36). Yapılan çalışmalar bireyler kendileri hakkında karar alınma sürecinde ne kadar buna müdahale ederlerse alınan kararıda o derecede adaletli bulduklarını göstermektedir. Folger ve Crapanzano (1991), prosedür adaletini, kazanımların belirlenmesinde kullanılan metodlar ve süreçlerle ilgili adalet algılaması olarak tanımlamışlar (Titrek, 2009: 554). Konovsky (2000) ise, işlemsel adaletin dağıtım kararlarının nasıl verildiği ve aynı zamanda nesnel ve öznel durumlarla ilgili olduğunu belirtmiştir. Ayrıca Thibaut ve Walker, işlemsel adaletin iki alt boyutunun olduğunu ortaya koymuşlardır. Bunlardan birincisi, karar alma sürecinde kullanılan yöntemler ve uygulamaların yapısal özellikleriyle ilgilidir. Kararlar alınmadan önce çalışanlara söz hakkı verilmesini, fikir ve görüşlerinin dinlenmesini kapsayan bu boyut, yasal işlemler olarak da adlandırılabilmektedir (Yıldırım, 2010: 67). İkinci boyut ise, bilgilendirme ile ilgilidir. Alınan kararlardan etkilenen işgörenlere yeterli ve gerekçeli olarak açıklama yapılması, açıklama isteme hakkının saklı tutulmasıdır . Karar alma sürecinde kullanılan politika ve uygulamaların karar alıcılar tarafından uygulanma şeklini ifade eder (Atalay, 2005: 16).

1.2.3. Etkileşim Adaleti

Etkileşim adaleti, çalışanlarla yöneticiler (kaynak dağıtıcılar) arasındaki iletişimden kaynaklanan adalet algılaması ile ilgilidir. Bu adalet türü, dağıtım kararından etkilenecekler ile dağıtım kaynağı arasındaki etkileşim çerçevesinde

 

şekillenmektedir. Etkileşim adaleti, alınan kararların çalışanlara nasıl veya hangi tarzda söylendiği/ söyleneceği ile ilgili adalet algılamasıdır (Demirel, vd. 2011: 103).

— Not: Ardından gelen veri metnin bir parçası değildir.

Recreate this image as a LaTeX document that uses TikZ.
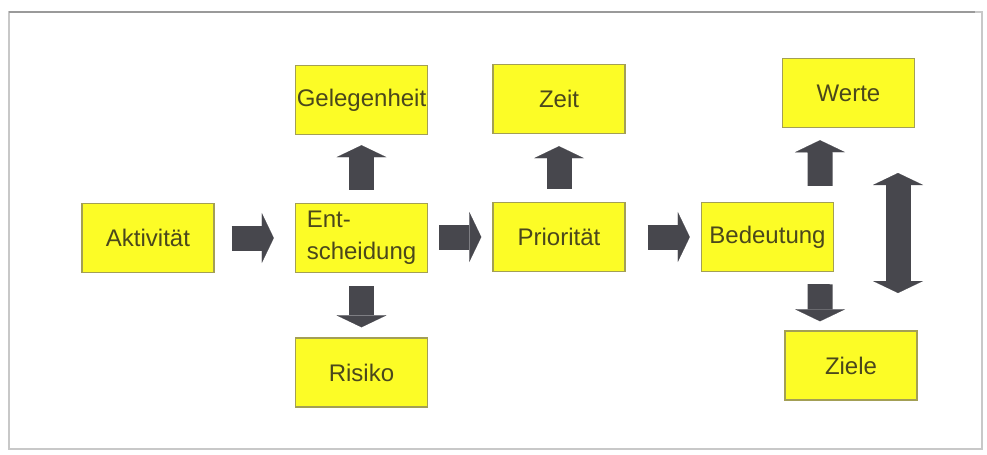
\documentclass[tikz,border=0pt]{standalone}
\usepackage{fontspec}
\setmainfont{Liberation Sans}
\usetikzlibrary{arrows.meta}
\definecolor{boxfill}{HTML}{FCFC26}
\definecolor{boxline}{HTML}{A39F55}
\definecolor{txt}{HTML}{4A471C}
\definecolor{arr}{HTML}{47474D}
\definecolor{framec}{HTML}{C8C8C8}
\definecolor{topline}{HTML}{9A9A9A}
\begin{document}
\begin{tikzpicture}[x=0.75pt,y=-0.75pt,
  box/.style={draw=boxline, line width=1.1pt, fill=boxfill, minimum width=99pt,
    minimum height=51.75pt, inner sep=0pt, text=txt, font=\fontsize{18}{24}\selectfont},
  fat/.style={draw=arr, line width=18.75pt, -{Triangle[width=37.5pt,length=9pt,line width=0.1pt]}},
  fatboth/.style={draw=arr, line width=18.75pt,
    {Triangle[width=37.5pt,length=9pt,line width=0.1pt]}-{Triangle[width=37.5pt,length=9pt,line width=0.1pt]}}]
\useasboundingbox[fill=white] (0,0) rectangle (987,454);
% frame
\draw[framec, line width=1.2pt] (9,449) -- (9,12) -- (982,12) -- (982,449) -- cycle;
\draw[topline, line width=2pt] (9,12) -- (975,12);
% boxes
\node[box] (akt)  at (148,238) {Aktivität};
\node[box, align=left] (ent) at (361.5,238) {Ent-\\scheidung};
\node[box] (gel)  at (361.5,100) {Gelegenheit};
\node[box] (ris)  at (361.5,372.5) {Risiko};
\node[box] (zeit) at (559,99) {Zeit};
\node[box] (pri)  at (559,237) {Priorität};
\node[box] (bed)  at (767.5,237) {Bedeutung};
\node[box] (wer)  at (848.5,93) {Werte};
\node[box] (zie)  at (851,365.5) {Ziele};
% arrows
\draw[fat] ([xshift=12.75pt]akt.east) -- ([xshift=-15.75pt]ent.west);
\draw[fat] ([xshift=8.25pt,yshift=0.75pt]ent.east) -- ([xshift=-8.25pt]pri.west);
\draw[fat] ([xshift=16.5pt]pri.east) -- ([xshift=-8.25pt]bed.west);
\draw[fat] ([yshift=9.75pt]ent.north) -- ([yshift=-7.5pt]gel.south);
\draw[fat] ([yshift=-9.75pt]ent.south) -- ([yshift=7.5pt]ris.north);
\draw[fat] ([yshift=9.75pt]pri.north) -- ([yshift=-9pt]zeit.south);
\draw[fat] ([xshift=39.4pt,yshift=12pt]bed.north) -- ([xshift=-21.4pt,yshift=-9pt]wer.south);
\draw[fat] ([xshift=39.4pt,yshift=-9pt]bed.south) -- ([xshift=-23.25pt,yshift=6.75pt]zie.north);
\coordinate (dtop) at (898,173);
\coordinate (dbot) at (898,293);
\draw[fatboth] (dtop) -- (dbot);
\end{tikzpicture}
\end{document}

Çalışanlar söz konusu kararları algılamada, yöneticilerin, diğerleriyle olduğu şekilde, kendileri ile iletişim kurmasını beklerler. Kurulan bu iletişimde de adalet ararlar.

Yöneticiler tarafından farklı çalışanlarla farklı şekillerde iletişim kurulduğunda (nazik, kaba, saygılı, saygısız vb.), bu işgörenler tarafından adil olarak algılanmaz.

Yöneticilerin ve kaynak dağıtıcıların olumsuz davranış biçimleri de çalışanların adalet algısını etkiler. Algılanan kişilerarası etkileşim adaletsizliği de çalışanların yöneticilerine karşı tepki vermesine neden olabilmektedir (Özdevecioğlu, 2003: 79).

Greenberg (1993) yayınladığı çalışmasında etkileşim adaletini iki boyut altında incelemiştir. Bunlardan birincisi “kişiler arası duyarlılık”, ikincisi ise

“açıklamalar” ya da “sosyal sorumluluk” boyutudur. Bunlardan ilki, kararın uygulanmasından sorumlu olan kişilerin, karardan etkilenen bireylere nazik ve saygın davranıp davranmamasıyla ilgilidir. İkinci boyut ise, dağıtım kararının altında yatan mantığın, kararın etkilediği bireylere açık ve yeterli derecede açıklanıp açıklanmaması ile ilgilidir ( Cihangiroğlu vd., 2010: 69).